WHAKATANE District Council’s liveable homes project could be used to repair up to 100 flood-damaged houses.
However, the council is adamant ratepayer funding will not be used to finance the project, rather the money will come from community agencies.
The council unanimously approved the project at an extraordinary meeting on Wednesday following a report by Whakatane District local recovery manager Julie Gardyne.
In the report, Mrs Gardyne said the recovery team had been working with community funding agencies, members of the construction industry, Te Runanga o Ngati Awa, volunteer organisations and other project partners to develop a work programme that would aim to help community members who did not have the means to repair their flood damaged homes to a habitable standard.
She said the goal was to get people displaced from their homes during the April 6 floods back into their homes.
“Preliminary information indicates that there could be up to 100 flood-damaged houses in the district where the owners will not be able to fund the repair work needed to make their homes liveable again,” Mrs Gardyne said.
“In most instances, that is because the homes involved are uninsured or under-insured.
Most of the properties are in Edgecumbe, although there are others spread through the district.
The properties include those that are yellow stickered and, in some instances, those with red stickers that, upon further assessment, it is considered feasible to remediate.”
Mrs Gardyne said the cost of the project had been estimated at $3.5 million but ratepayer funding would not be used to finance it.
“It is proposed that the project will be funded by community agencies and ‘in kind’ contributions from building suppliers administered through the Mayoral Relief Fund,” she said.
“A wide range of community funding agencies are being asked to support the liveable home restoration programme.
“We have engaged with the Eastern Bay Energy Trust, gambling trusts and other philanthropic organisations with positive indications of support. Indicative funding streams amount to approximately $1.87 million.”

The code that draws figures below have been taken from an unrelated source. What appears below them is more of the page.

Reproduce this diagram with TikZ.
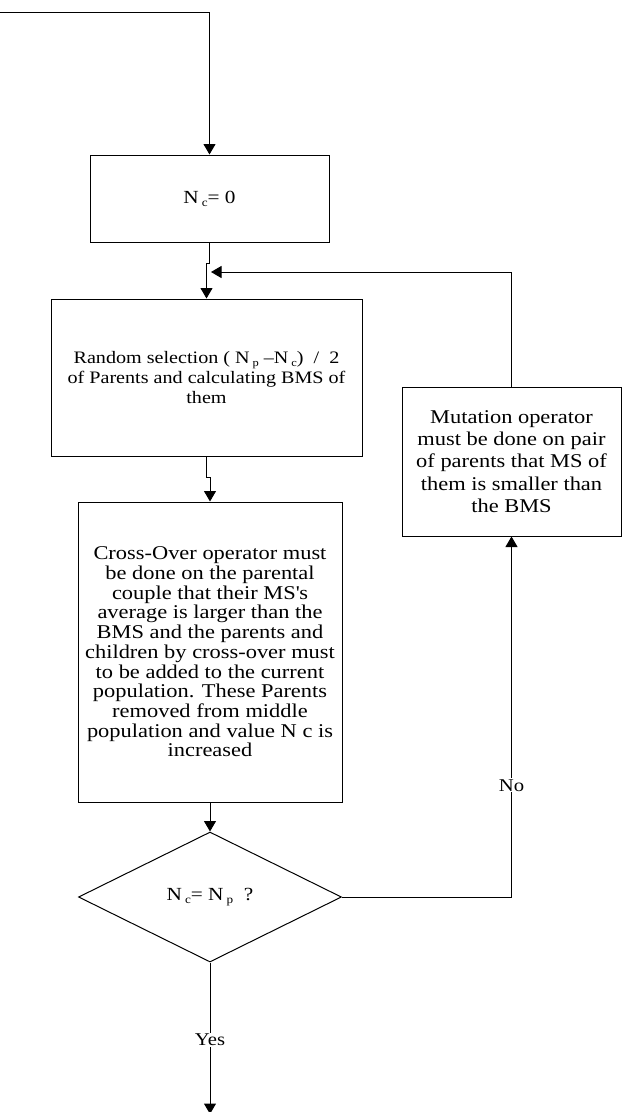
\documentclass[tikz,border=0pt]{standalone}
\usepackage{fontspec}
\setmainfont{Liberation Serif}[FakeStretch=1.15]
\usetikzlibrary{arrows.meta,shapes.geometric}
\newcommand\lsub[1]{\,\raisebox{-0.35ex}{\scalebox{0.62}{#1}}}
\tikzset{
  box/.style={draw=black, line width=1pt, rectangle, inner sep=0pt, align=center},
  dec/.style={draw=black, line width=1pt, diamond, inner sep=0pt, shape aspect=2.02, minimum width=263pt, minimum height=130pt},
  conn/.style={line width=1pt, draw=black},
  arr/.style={conn, -{Triangle[length=10.5pt,width=12pt]}},
  lbl/.style={fill=white, inner sep=1pt, font=\fontsize{18}{20}\selectfont}
}
\begin{document}
\begin{tikzpicture}[x=1pt,y=-1pt]
\useasboundingbox[fill=white] (0,0) rectangle (625,1112);
\node[box, minimum width=239pt, minimum height=87pt, font=\fontsize{18.5}{20}\selectfont] (b1) at (209.5,198.5) {N\lsub{c}= 0};
\node[box, minimum width=311pt, minimum height=157pt, font=\fontsize{17.5}{20}\selectfont] (b2) at (206.5,377.5)
  {Random selection ( N\lsub{p} --N\lsub{c}) \ / \ 2\\of Parents and calculating BMS of\\them};
\node[box, minimum width=264pt, minimum height=300pt, font=\fontsize{19.5}{19.7}\selectfont] (b3) at (210,652)
  {Cross-Over operator must\\be done on the parental\\couple that their MS\textquotesingle s\\average is larger than the\\BMS and the parents and\\children by cross-over must\\to be added to the current\\population. These Parents\\removed from middle\\population and value N c is\\increased};
\node[box, minimum width=219pt, minimum height=149pt, font=\fontsize{19.5}{22.3}\selectfont] (b4) at (511.5,461.5)
  {Mutation operator\\must be done on pair\\of parents that MS of\\them is smaller than\\the BMS};
\node[dec, font=\fontsize{18.5}{20}\selectfont] (d) at (210,897) {N\lsub{c}= N\lsub{p} \ ?};
\coordinate (s) at (0,12);
\coordinate (m) at (211,272);
\coordinate (e) at (210,1114);
\draw[arr] (s) -| (b1.north);
\draw[arr] (b1.south) -- ++(0,21) -| (b2.north);
\draw[arr] (b4.north) |- (m);
\draw[arr] (b2.south) -- ++(0,21) -| (b3.north);
\draw[arr] (b3.south) -- (d.north);
\draw[arr] (d.east) -| (b4.south) node[lbl, pos=0.655] (no) {No};
\draw[arr] (d.south) -- (e) node[lbl, pos=0.51] (yes) {Yes};
\end{tikzpicture}
\end{document}
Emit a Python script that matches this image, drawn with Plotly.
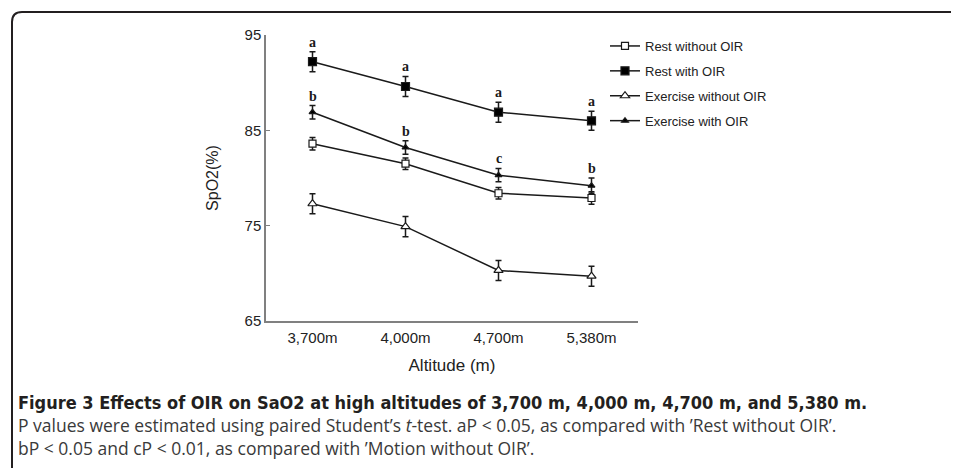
import plotly.graph_objects as go

altitudes = ["3,700m", "4,000m", "4,700m", "5,380m"]

rest_without = [83.6, 81.5, 78.4, 77.9]
rest_without_err = [0.65, 0.6, 0.6, 0.65]
rest_with = [92.2, 89.6, 86.9, 86.0]
rest_with_err = [1.05, 1.05, 1.05, 1.0]
ex_without = [77.3, 74.9, 70.3, 69.7]
ex_without_err = [1.05, 1.05, 1.05, 1.05]
ex_with = [86.9, 83.2, 80.3, 79.2]
ex_with_err = [0.7, 0.7, 0.7, 0.8]

rest_with_letters = ["a", "a", "a", "a"]
ex_with_letters = ["b", "b", "c", "b"]

W, H = 959, 468
OFF = 8  # page body margin
L, R, T, B = 266, 638, 35, 321

def px(x):
    return (x - L) / (R - L)

def py(y):
    return (B - y) / (B - T)

fig = go.Figure()

series = [
    ("Rest without OIR", rest_without, rest_without_err, "square", "white", 7),
    ("Rest with OIR", rest_with, rest_with_err, "square", "black", 8),
    ("Exercise without OIR", ex_without, ex_without_err, "triangle-up", "white", 8),
    ("Exercise with OIR", ex_with, ex_with_err, "triangle-up", "black", 6),
]
for i, (name, vals, errs, sym, fill, size) in enumerate(series):
    fig.add_trace(go.Scatter(
        x=altitudes, y=vals, name=name, mode="lines+markers",
        legendgroup=str(i),
        line=dict(color="#1a1a1a", width=1.5),
        marker=dict(symbol=sym, color=fill, size=size,
                    line=dict(color="#1a1a1a", width=1.2)),
        error_y=dict(type="data", array=errs, visible=True,
                     color="#1a1a1a", thickness=1.5, width=3),
    ))

for vals, errs, letters in [(rest_with, rest_with_err, rest_with_letters),
                            (ex_with, ex_with_err, ex_with_letters)]:
    for x, v, e, t in zip(altitudes, vals, errs, letters):
        fig.add_annotation(x=x, y=v + e, text="<b>%s</b>" % t, showarrow=False,
                           yanchor="bottom", yshift=0,
                           font=dict(family="Liberation Serif", size=14, color="#1a1a1a"))

# frame border with rounded top-left corner
x0, yt = px(12), py(12)
rx, ry = 10 / (R - L), 10 / (B - T)
xr, yb = px(975), py(480)
fig.add_shape(type="path", xref="paper", yref="paper",
              path=f"M {x0},{yb} L {x0},{yt-ry} Q {x0},{yt} {x0+rx},{yt} L {xr},{yt}",
              line=dict(color="#231f20", width=2))

cap_bold = "DejaVu Sans Condensed, Arial Narrow, sans-serif"
cap_font = "Open Sans, Lato, sans-serif"
fig.add_annotation(xref="paper", yref="paper", x=px(16), y=py(402), xanchor="left", yanchor="middle",
                   text="<b>Figure 3 Effects of OIR on SaO2 at high altitudes of 3,700 m, 4,000 m, 4,700 m, and 5,380 m.</b>",
                   showarrow=False, font=dict(family=cap_bold, size=18, color="#231f20"))
fig.add_annotation(xref="paper", yref="paper", x=px(16), y=py(425), xanchor="left", yanchor="middle",
                   text="P values were estimated using paired Student’s <i>t</i>-test. aP &lt; 0.05, as compared with ’Rest without OIR’.",
                   showarrow=False, font=dict(family=cap_font, size=17.5, color="#3a3a3a"))
fig.add_annotation(xref="paper", yref="paper", x=px(16), y=py(448), xanchor="left", yanchor="middle",
                   text="bP &lt; 0.05 and cP &lt; 0.01, as compared with ’Motion without OIR’.",
                   showarrow=False, font=dict(family=cap_font, size=17.5, color="#3a3a3a"))

fig.update_layout(
    width=W, height=H,
    margin=dict(l=L - OFF, r=W - (R - OFF), t=T - OFF, b=H - (B - OFF), pad=0),
    paper_bgcolor="white", plot_bgcolor="white",
    font=dict(family="Liberation Sans, Arial, sans-serif", size=15, color="#222222"),
    xaxis=dict(range=[-0.5, 3.5], showline=True, linecolor="#808080", linewidth=1.5,
               ticks="", showgrid=False, zeroline=False, ticklabelstandoff=2,
               title=dict(text="Altitude (m)", font=dict(size=17), standoff=14),
               tickfont=dict(size=15)),
    yaxis=dict(range=[65, 95], tickvals=[65, 75, 85, 95], showline=True,
               linecolor="#808080", linewidth=1.5, ticks="inside", ticklen=4,
               tickcolor="#808080", showgrid=False, zeroline=False,
               title=dict(text="SpO2(%)", font=dict(size=16), standoff=22),
               tickfont=dict(size=15)),
    legend=dict(x=px(605), y=py(31), xanchor="left", yanchor="top",
                font=dict(size=13, color="#222222"), itemwidth=30,
                tracegroupgap=5, bgcolor="rgba(0,0,0,0)"),
    showlegend=True,
)

fig.write_html("out.html")
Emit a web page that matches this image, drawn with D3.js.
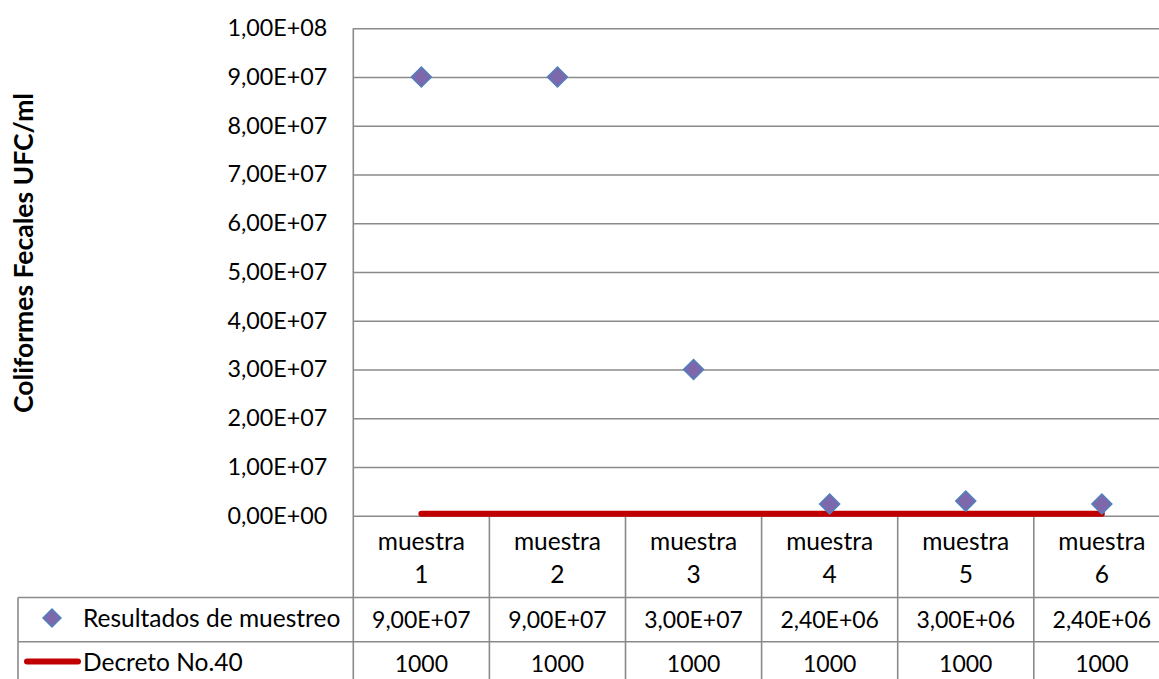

Mrs Gardyne said funding requirements and availability were still to be confirmed and she acknowledged that the lack of funds to complete the project was a risk.
“To mitigate this risk, the first phase of the project will occur to ensure all affected homes damaged are removed and disposed of appropriately. This will also allow time to confirm funding and therefore the extent to which a re-fit can occur, subject to the amount of funds being available.”
Council development and compliance manager Jeff Farrell told the meeting the project would involve bringing those uninsured or under-insured homes to a liveable standard by replacing flooring and walls.
He said decorative work such as wallpaper or carpeting would not be included in the project, nor would installing new forms of heating. “Where there was insulation, that will be replaced but we will not be putting insulation in those houses where these wasn’t any to begin with.”
Some councillors were concerned that the project could set a dangerous precedent. Russell Orr said some people could avoid having insurance because of the belief the council would pick up the bill.
“I am really torn on this one. I love very audacious projects that push the boundaries, but usually the council doesn’t go past the letterbox, let alone the gate.”
However chief executive Marty Grenfell said the aim of the project was to allow people to return to their homes.
“This is about getting people back into their homes. The longer people stay out of their homes the greater the financial and emotional impact is going to be,” he said.
“This is a way of creating a focus on getting people back into their homes. Left up to market forces to see that people find the way back into their homes isn’t going to provide a quality or efficient result.”